Habitually collecting feeds makes one very aware of how many sites don’t (but should!) have them; how many have feeds but don’t prominently list links to them; and how many publications offer central aggregate feeds but not feeds broken down by category or author. I’ve built myself a few tools to help with this.
feedscan
is a bash utility for discovering feeds by checking the routes that
commonly host them: /feed
, /atom.xml
, and so
on. If I find a sweet blog at lukasschwab.me/blog, I try
feedscan https://lukasschwab.me/blog
before digging for a
link on the site itself. It’s totally disconnected from the other
projects discussed here, but it has saved me a lot of frantic
searches.
jsonfeed
is a JSON feed parser and constructor package written in Python, the
backbone to most of my other JSON feed tools. I wrote a Go equivalent,
go-jsonfeed
,
but haven’t used it much. This very blog is generated with a fork of pandoc-blog
,
which generates a JSON feed
using the jsonfeed
package I authored.
I discovered a little running project for myself in building and
hosting public feeds for sites that don’t offer them. I got my start
with arxiv-feeds
,
which converts Atom to JSON using jsonfeed
, but it’s a
relatively boring wrapper. Blogs and news sites are more fun because
they involve scraping feed items from the sites on demand. I wrote
separate Python scraper/generator apps for a couple of sites, then
realized those generators shared a certain procedural structure:
Steps 1, 2, and 4 were essentially shared, so I factored them out
into jsonfeed-wrapper
,
which takes the site-specific HTML-to-feed transform and wraps it with
the standard fetching and feed-serving logic. I originally designed it
for use with Google App Engine, but last weekend I rewrote it to expose
a Google Cloud Function target.2 Cloud Functions save me
a couple bucks a month.
I generate and host feeds for It’s Nice
That, Bandcamp
artists, The
Baffler, and Atlas of Places.
Generating feeds from scraped HTML is somewhat brittle, but these have
been reliable enough for the last few months. Adding a new site to the
list takes about an hour of filling out a jsonfeed-wrapper
template; shortening that time is the jsonfeed-wrapper
project’s north star. Everything deserves a feed.

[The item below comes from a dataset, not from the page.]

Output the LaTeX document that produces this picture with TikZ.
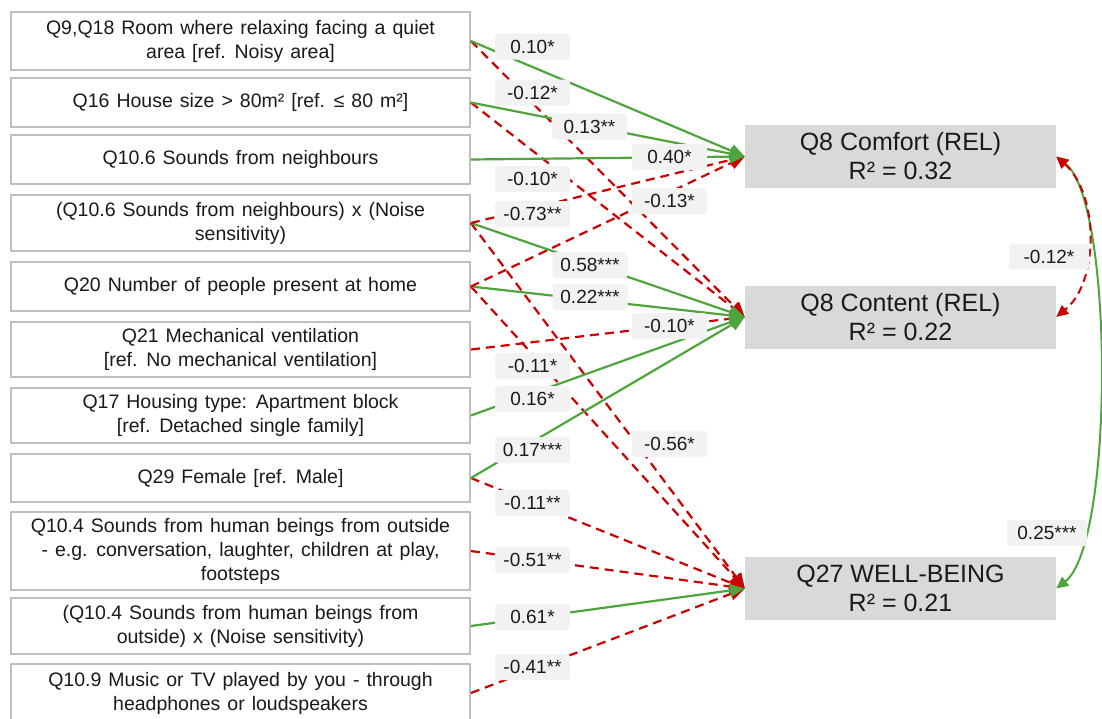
\documentclass[tikz,border=0pt]{standalone}
\usepackage{fontspec}
\setmainfont{Liberation Sans}
\usetikzlibrary{arrows.meta}
\definecolor{pgreen}{HTML}{4EA53C}
\definecolor{pred}{HTML}{CC0000}
\definecolor{lblfill}{HTML}{F2F2F2}
\definecolor{boxgray}{HTML}{D9D9D9}
\definecolor{bordergray}{HTML}{BFBFBF}
\definecolor{txt}{HTML}{1A1A1A}
\newcommand\srcfontcmd{\fontsize{19.5}{24}\selectfont\spaceskip 7pt\relax}
\begin{document}
\begin{tikzpicture}[x=1pt,y=-1pt,
 src/.style={draw=bordergray, line width=1.8pt, minimum width=459pt, align=center, text=txt, font=\srcfontcmd, inner sep=0pt},
 tgt/.style={fill=boxgray, minimum width=311pt, minimum height=63pt, align=center, text=txt, font=\fontsize{25}{29}\selectfont, inner sep=0pt},
 posline/.style={draw=pgreen, line width=2.2pt, -{Triangle[length=15pt,width=13pt]}},
 negline/.style={draw=pred, line width=2.2pt, dash pattern=on 9pt off 6pt, -{Triangle[length=15pt,width=13pt]}},
 covpos/.style={draw=pgreen, line width=2pt, {Triangle[length=12pt,width=11pt]}-{Triangle[length=12pt,width=11pt]}},
 covneg/.style={draw=pred, line width=2pt, dash pattern=on 8pt off 5pt, {Triangle[length=12pt,width=11pt]}-{Triangle[length=12pt,width=11pt]}},
 coef/.style={fill=lblfill, rounded corners=3pt, minimum width=75pt, minimum height=26pt, inner sep=0pt, text=txt, font=\fontsize{19}{22}\selectfont}
]
\useasboundingbox (0,0) rectangle (1102,718);
\fill[white] (0,0) rectangle (1102,718);

% source boxes
\node[src, minimum height=58pt] (b1) at (240.5,41) {Q9,Q18 Room where relaxing facing a quiet\\area {[}ref. Noisy area]};
\node[src, minimum height=49pt] (b2) at (240.5,102.5) {Q16 House size > 80m² {[}ref. ≤ 80 m²]};
\node[src, minimum height=49pt] (b3) at (240.5,159.5) {Q10.6 Sounds from neighbours};
\node[src, minimum height=56pt] (b4) at (240.5,223) {(Q10.6 Sounds from neighbours) x (Noise\\sensitivity)};
\node[src, minimum height=49pt] (b5) at (240.5,286.5) {Q20 Number of people present at home};
\node[src, minimum height=55pt] (b6) at (240.5,349.5) {Q21 Mechanical ventilation\\{[}ref. No mechanical ventilation]};
\node[src, minimum height=55pt] (b7) at (240.5,415.5) {Q17 Housing type: Apartment block\\{[}ref. Detached single family]};
\node[src, minimum height=48pt] (b8) at (240.5,478) {Q29 Female {[}ref. Male]};
\node[src, minimum height=78pt] (b9) at (240.5,551) {Q10.4 Sounds from human beings from outside\\- e.g. conversation, laughter, children at play,\\footsteps};
\node[src, minimum height=56pt] (b10) at (240.5,626) {(Q10.4 Sounds from human beings from\\outside) x (Noise sensitivity)};
\node[src, minimum height=58pt] (b11) at (240.5,693) {Q10.9 Music or TV played by you - through\\headphones or loudspeakers};

% target boxes
\node[tgt] (com) at (900.5,156.5) {Q8 Comfort (REL)\\R² = 0.32};
\node[tgt] (con) at (900.5,317) {Q8 Content (REL)\\R² = 0.22};
\node[tgt] (wb) at (900.5,588.5) {Q27 WELL-BEING\\R² = 0.21};

% paths to Well-being
\draw[negline] (b4.east) -- (wb.west);
\draw[negline] (b5.east) -- (wb.west);
\draw[negline] (b8.east) -- (wb.west);
\draw[negline] (b9.east) -- (wb.west);
\draw[negline] (b11.east) -- (wb.west);
\draw[posline] (b10.east) -- (wb.west);

% paths to Content
\draw[negline] (b1.east) -- (con.west);
\draw[negline] (b2.east) -- (con.west);
\draw[negline] (b6.east) -- (con.west);
\draw[posline] (b4.east) -- (con.west);
\draw[posline] (b5.east) -- (con.west);
\draw[posline] (b7.east) -- (con.west);
\draw[posline] (b8.east) -- (con.west);

% paths to Comfort
\draw[negline] (b4.east) -- (com.west);
\draw[negline] (b5.east) -- (com.west);
\draw[posline] (b1.east) -- (com.west);
\draw[posline] (b2.east) -- (com.west);
\draw[posline] (b3.east) -- (com.west);

% covariances
\draw[covpos] (com.east) .. controls +(58,45) and +(58,-45) .. (wb.east);
\draw[covneg] (com.east) .. controls +(43,38) and +(43,-35) .. (con.east);

% coefficient labels
\node[coef] (l1) at (532.5,46.5) {0.10*};
\node[coef] (l2) at (532.5,92.5) {-0.12*};
\node[coef] (l3) at (589.5,126.5) {0.13**};
\node[coef] (l4) at (669.5,157) {0.40*};
\node[coef] (l5) at (532.5,179) {-0.10*};
\node[coef] (l6) at (669.5,201) {-0.13*};
\node[coef] (l7) at (532.5,214) {-0.73**};
\node[coef] (l8) at (590,265) {0.58***};
\node[coef] (l9) at (590,297) {0.22***};
\node[coef] (l10) at (669.5,326) {-0.10*};
\node[coef] (l11) at (532.5,366) {-0.11*};
\node[coef] (l12) at (532.5,399) {0.16*};
\node[coef] (l13) at (532.5,450) {0.17***};
\node[coef] (l14) at (669.5,444) {-0.56*};
\node[coef] (l15) at (532.5,503) {-0.11**};
\node[coef] (l16) at (532.5,560) {-0.51**};
\node[coef] (l17) at (532.5,617) {0.61*};
\node[coef] (l18) at (532.5,667) {-0.41**};
\node[coef, minimum width=80pt] (l19) at (1049,256.5) {-0.12*};
\node[coef, minimum width=80pt] (l20) at (1047,533) {0.25***};
\end{tikzpicture}
\end{document}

The next frontier: feed filters with CEL
.
cel-go
works neatly with raw JSON, but the JSON Feed schema
is well defined — why not create a CEL
environment with
types and macros for filtering feeds?
I have a Cloud Function that does nothing but parse Bruce Schneier’s RSS feed, filter out the feed items involing squid (Bruce’s hobby outside of security), and re-host the feed. There’s no reason this filtered feed should be re-hosted on its own when it could instead compile a CEL expression it receives from a client:
!item.tags.exists_one(t, t == "squid")
…and just return items where that expression returns
true
. User-defined CEL
expressions are
non-Turing-complete and safe to execute, so I can use them in lieu of
parsing and documenting some feed-specific filter API. Different
requests, passing differenct CEL
expressions, can fetch
differently filtered feeds from the same endpoint.
I will probably never convince anyone to host a feed that behaves this way, but that’s the neat thing about syndication: I can mirror or aggregate other feeds in a feed of my own that provides the interface I want. No need to ask anyone else to implement anything.